**EXERCISE DESCRIPTION**
Each line below should be retyped exactly, with no pictures.

**RECORDED DATA**

▶

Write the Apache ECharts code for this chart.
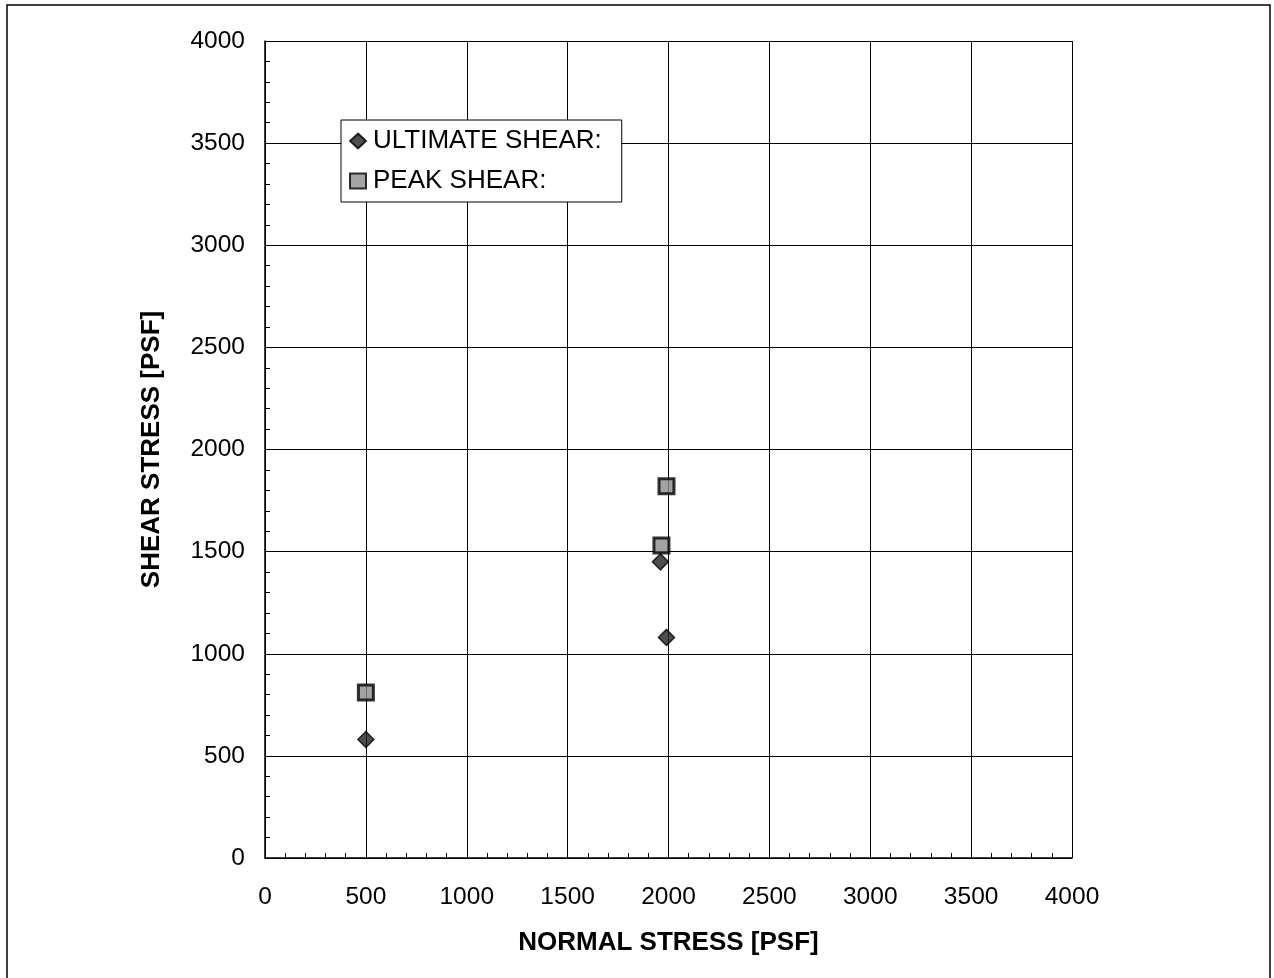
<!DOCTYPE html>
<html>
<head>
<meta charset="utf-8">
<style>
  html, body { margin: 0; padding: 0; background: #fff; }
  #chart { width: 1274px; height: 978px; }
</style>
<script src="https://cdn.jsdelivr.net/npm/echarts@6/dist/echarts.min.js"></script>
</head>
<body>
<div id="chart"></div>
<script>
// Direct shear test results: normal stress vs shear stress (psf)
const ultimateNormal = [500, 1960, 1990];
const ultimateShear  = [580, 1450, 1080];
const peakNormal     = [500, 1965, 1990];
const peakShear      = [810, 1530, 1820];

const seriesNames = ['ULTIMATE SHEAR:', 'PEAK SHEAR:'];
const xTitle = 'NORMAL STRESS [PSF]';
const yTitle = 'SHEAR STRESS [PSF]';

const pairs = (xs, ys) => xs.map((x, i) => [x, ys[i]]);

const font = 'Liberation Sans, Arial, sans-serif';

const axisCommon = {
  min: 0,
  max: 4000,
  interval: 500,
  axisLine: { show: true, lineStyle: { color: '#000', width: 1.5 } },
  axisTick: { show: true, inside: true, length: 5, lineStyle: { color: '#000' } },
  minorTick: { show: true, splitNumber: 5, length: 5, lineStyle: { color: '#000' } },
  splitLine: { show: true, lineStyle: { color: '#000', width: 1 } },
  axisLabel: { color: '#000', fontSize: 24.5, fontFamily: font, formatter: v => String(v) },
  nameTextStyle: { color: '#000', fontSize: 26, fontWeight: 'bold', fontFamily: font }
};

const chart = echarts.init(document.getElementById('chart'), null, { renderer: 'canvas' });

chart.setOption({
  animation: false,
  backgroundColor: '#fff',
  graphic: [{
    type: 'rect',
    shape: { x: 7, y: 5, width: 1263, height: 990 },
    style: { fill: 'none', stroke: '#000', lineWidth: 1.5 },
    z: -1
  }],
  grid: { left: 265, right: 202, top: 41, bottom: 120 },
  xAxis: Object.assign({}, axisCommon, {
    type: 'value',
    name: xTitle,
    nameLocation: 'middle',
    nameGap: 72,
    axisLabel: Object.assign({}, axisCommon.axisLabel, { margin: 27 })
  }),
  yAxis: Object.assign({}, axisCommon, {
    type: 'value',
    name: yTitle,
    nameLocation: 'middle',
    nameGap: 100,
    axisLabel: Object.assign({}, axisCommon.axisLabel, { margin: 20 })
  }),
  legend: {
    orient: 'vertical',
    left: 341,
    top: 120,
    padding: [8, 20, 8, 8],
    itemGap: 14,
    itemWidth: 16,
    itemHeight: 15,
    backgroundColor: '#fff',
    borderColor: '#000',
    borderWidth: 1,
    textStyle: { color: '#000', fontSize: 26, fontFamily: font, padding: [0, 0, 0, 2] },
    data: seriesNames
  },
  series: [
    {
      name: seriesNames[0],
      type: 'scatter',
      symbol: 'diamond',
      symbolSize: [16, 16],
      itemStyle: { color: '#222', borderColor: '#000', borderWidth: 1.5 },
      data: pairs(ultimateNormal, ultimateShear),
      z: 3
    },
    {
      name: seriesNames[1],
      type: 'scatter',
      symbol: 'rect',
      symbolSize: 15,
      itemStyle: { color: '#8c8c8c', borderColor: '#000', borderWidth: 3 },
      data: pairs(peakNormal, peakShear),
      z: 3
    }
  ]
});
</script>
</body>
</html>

◀

**RESPONSE FOR THIS EXERCISE**
Write the Apache ECharts code for this chart.
<!DOCTYPE html>
<html>
<head>
<meta charset="utf-8">
<style>
  html, body { margin: 0; padding: 0; background: #fff; }
  #chart { width: 1274px; height: 978px; }
</style>
<script src="https://cdn.jsdelivr.net/npm/echarts@6/dist/echarts.min.js"></script>
</head>
<body>
<div id="chart"></div>
<script>
// Direct shear test results: normal stress vs shear stress (psf)
const ultimateNormal = [500, 1960, 1990];
const ultimateShear  = [580, 1450, 1080];
const peakNormal     = [500, 1965, 1990];
const peakShear      = [810, 1530, 1820];

const seriesNames = ['ULTIMATE SHEAR:', 'PEAK SHEAR:'];
const xTitle = 'NORMAL STRESS [PSF]';
const yTitle = 'SHEAR STRESS [PSF]';

const pairs = (xs, ys) => xs.map((x, i) => [x, ys[i]]);

const font = 'Liberation Sans, Arial, sans-serif';

const axisCommon = {
  min: 0,
  max: 4000,
  interval: 500,
  axisLine: { show: true, lineStyle: { color: '#000', width: 1.5 } },
  axisTick: { show: true, inside: true, length: 5, lineStyle: { color: '#000' } },
  minorTick: { show: true, splitNumber: 5, length: 5, lineStyle: { color: '#000' } },
  splitLine: { show: true, lineStyle: { color: '#000', width: 1 } },
  axisLabel: { color: '#000', fontSize: 24.5, fontFamily: font, formatter: v => String(v) },
  nameTextStyle: { color: '#000', fontSize: 26, fontWeight: 'bold', fontFamily: font }
};

const chart = echarts.init(document.getElementById('chart'), null, { renderer: 'canvas' });

chart.setOption({
  animation: false,
  backgroundColor: '#fff',
  graphic: [{
    type: 'rect',
    shape: { x: 7, y: 5, width: 1263, height: 990 },
    style: { fill: 'none', stroke: '#000', lineWidth: 1.5 },
    z: -1
  }],
  grid: { left: 265, right: 202, top: 41, bottom: 120 },
  xAxis: Object.assign({}, axisCommon, {
    type: 'value',
    name: xTitle,
    nameLocation: 'middle',
    nameGap: 72,
    axisLabel: Object.assign({}, axisCommon.axisLabel, { margin: 27 })
  }),
  yAxis: Object.assign({}, axisCommon, {
    type: 'value',
    name: yTitle,
    nameLocation: 'middle',
    nameGap: 100,
    axisLabel: Object.assign({}, axisCommon.axisLabel, { margin: 20 })
  }),
  legend: {
    orient: 'vertical',
    left: 341,
    top: 120,
    padding: [8, 20, 8, 8],
    itemGap: 14,
    itemWidth: 16,
    itemHeight: 15,
    backgroundColor: '#fff',
    borderColor: '#000',
    borderWidth: 1,
    textStyle: { color: '#000', fontSize: 26, fontFamily: font, padding: [0, 0, 0, 2] },
    data: seriesNames
  },
  series: [
    {
      name: seriesNames[0],
      type: 'scatter',
      symbol: 'diamond',
      symbolSize: [16, 16],
      itemStyle: { color: '#222', borderColor: '#000', borderWidth: 1.5 },
      data: pairs(ultimateNormal, ultimateShear),
      z: 3
    },
    {
      name: seriesNames[1],
      type: 'scatter',
      symbol: 'rect',
      symbolSize: 15,
      itemStyle: { color: '#8c8c8c', borderColor: '#000', borderWidth: 3 },
      data: pairs(peakNormal, peakShear),
      z: 3
    }
  ]
});
</script>
</body>
</html>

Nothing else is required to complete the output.